Black’s and Kreuz are looking at those same population stats, but that’s not what drives Southside Market’s Bracewell, who will be bringing his family’s barbecue and sausage to a town with a lower population than Elgin, where the original resides. “Bastrop gives us a great opportunity to be exactly who we are and simply do it in another community [his emphasis] that allows us to do business just like we have for the past 132 years.” It doesn’t hurt that Highway 71 through Bastrop is now almost twice as busy as Highway 290, which passes by the Elgin original. Bracewell also has some selfish motives for sticking with small town locations too. “We get antsy in the ‘big cities.’ Plus, I’ve got to have a nice big space to park my truck.”

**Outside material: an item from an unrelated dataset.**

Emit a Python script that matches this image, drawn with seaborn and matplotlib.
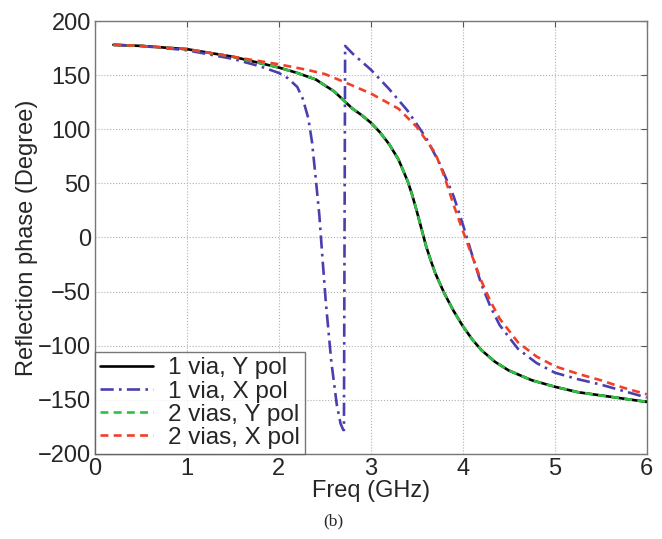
import numpy as np
import pandas as pd
import seaborn as sns
import matplotlib.pyplot as plt

# (GHz, degrees)
freq_y1 = [0.2, 0.5, 1.0, 1.5, 1.8, 2.0, 2.2, 2.4, 2.6, 2.8, 2.9, 3.0, 3.1, 3.2, 3.3, 3.4, 3.45, 3.5,
           3.55, 3.6, 3.65, 3.7, 3.8, 3.9, 4.0, 4.1, 4.2, 4.35, 4.5, 4.75, 5.0, 5.25, 5.5, 5.75, 6.0]
phase_y1 = [178, 177, 174, 167, 161, 157, 152, 146, 135, 119, 113, 106, 97, 86, 72, 52, 39, 24,
            8, -8, -21, -33, -52, -68, -82, -94, -104, -115, -123, -132, -138, -143, -146, -149, -152]

freq_x1 = [0.2, 0.5, 1.0, 1.5, 1.8, 2.0, 2.1, 2.2, 2.26, 2.32, 2.36, 2.40, 2.44, 2.47, 2.51, 2.57, 2.63,
           2.67, 2.70, 2.707, 2.72, 2.8, 3.0, 3.2, 3.4, 3.6, 3.75, 3.9, 4.0, 4.1, 4.2, 4.3, 4.4, 4.6,
           4.8, 5.0, 5.25, 5.5, 5.75, 6.0]
phase_x1 = [178, 177, 173, 165, 158, 152, 147, 139, 128, 110, 88, 55, 20, -15, -60, -115, -155,
            -172, -178, -178, 177, 170, 155, 137, 117, 92, 68, 38, 12, -16, -43, -64, -81, -103,
            -116, -125, -131, -136, -142, -148]

freq_y2 = list(freq_y1)
phase_y2 = list(phase_y1)

freq_x2 = [0.2, 0.5, 1.0, 1.5, 2.0, 2.3, 2.5, 2.7, 3.0, 3.3, 3.5, 3.7, 3.8, 3.9, 4.0, 4.1, 4.2, 4.3,
           4.4, 4.6, 4.8, 5.0, 5.25, 5.5, 5.75, 6.0]
phase_x2 = [178, 177, 174, 167, 160, 155, 151, 144, 133, 119, 102, 78, 56, 30, 6, -17, -40, -59,
            -75, -97, -110, -119, -126, -132, -139, -145]

labels = ["1 via, Y pol", "1 via, X pol", "2 vias, Y pol", "2 vias, X pol"]

frames = []
for lab, fx, py in zip(labels, [freq_y1, freq_x1, freq_y2, freq_x2],
                       [phase_y1, phase_x1, phase_y2, phase_x2]):
    frames.append(pd.DataFrame({"freq": fx, "phase": py, "case": lab, "idx": np.arange(len(fx))}))
df = pd.concat(frames, ignore_index=True)

sns.set_style("white")
plt.rcParams["font.family"] = ["Liberation Sans", "DejaVu Sans"]

fig = plt.figure(figsize=(6.62, 5.39), dpi=100)
ax = fig.add_axes([0.1435, 0.158, 0.977 - 0.1435, 0.961 - 0.158])

palette = {labels[0]: "black", labels[1]: "#4a3fae", labels[2]: "#2ec040", labels[3]: "#f0402a"}
dashes = {labels[0]: "", labels[1]: (5, 2, 1, 2), labels[2]: (3, 2), labels[3]: (3, 2)}

sns.lineplot(data=df, x="freq", y="phase", hue="case", style="case", hue_order=labels,
             style_order=labels, palette=palette, dashes=dashes, sort=False, estimator=None,
             units="case", linewidth=1.9, ax=ax)

ax.set_xlim(0, 6)
ax.set_ylim(-200, 200)
ax.set_xticks(range(0, 7))
ax.set_yticks(range(-200, 201, 50))
ax.set_yticklabels([str(v).replace("-", "\u2212") for v in range(-200, 201, 50)])
ax.grid(True, linestyle=":", color="#b0b0b0", linewidth=0.8)
ax.tick_params(direction="in", top=True, right=True, labelsize=17, length=4, color="#555555", pad=3)
for s in ax.spines.values():
    s.set_color("#777777")
    s.set_linewidth(1.0)
ax.set_xlabel("Freq (GHz)", fontsize=17, labelpad=0)
ax.set_ylabel("Reflection phase (Degree)", fontsize=17, labelpad=0)

leg = ax.legend(loc="lower left", fontsize=17.5, borderaxespad=0, frameon=True, fancybox=False,
                handlelength=2.2, labelspacing=0.05, borderpad=0.2, handletextpad=0.6)
leg.get_frame().set_edgecolor("#555555")
leg.get_frame().set_linewidth(1.0)

fig.text(0.503, 0.018, "(b)", fontsize=12.5, ha="center", va="bottom",
         family=["Liberation Serif", "DejaVu Serif"])

fig.savefig("out.png", dpi=100)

Even after the population-density studies, the hungry investors, and the warm and fuzzy gut feelings about the right location, it can’t be ignored how hard it is to keep a grip on quality at multiple locations. “I’ll have my hands deep into it until I find that right person,” promises Kreuz’s Schmidt. Let’s hope for his sake that happens before November when the new spot is scheduled to open. Now we’ll just have to wait and see if all these sequels can be as good as the originals.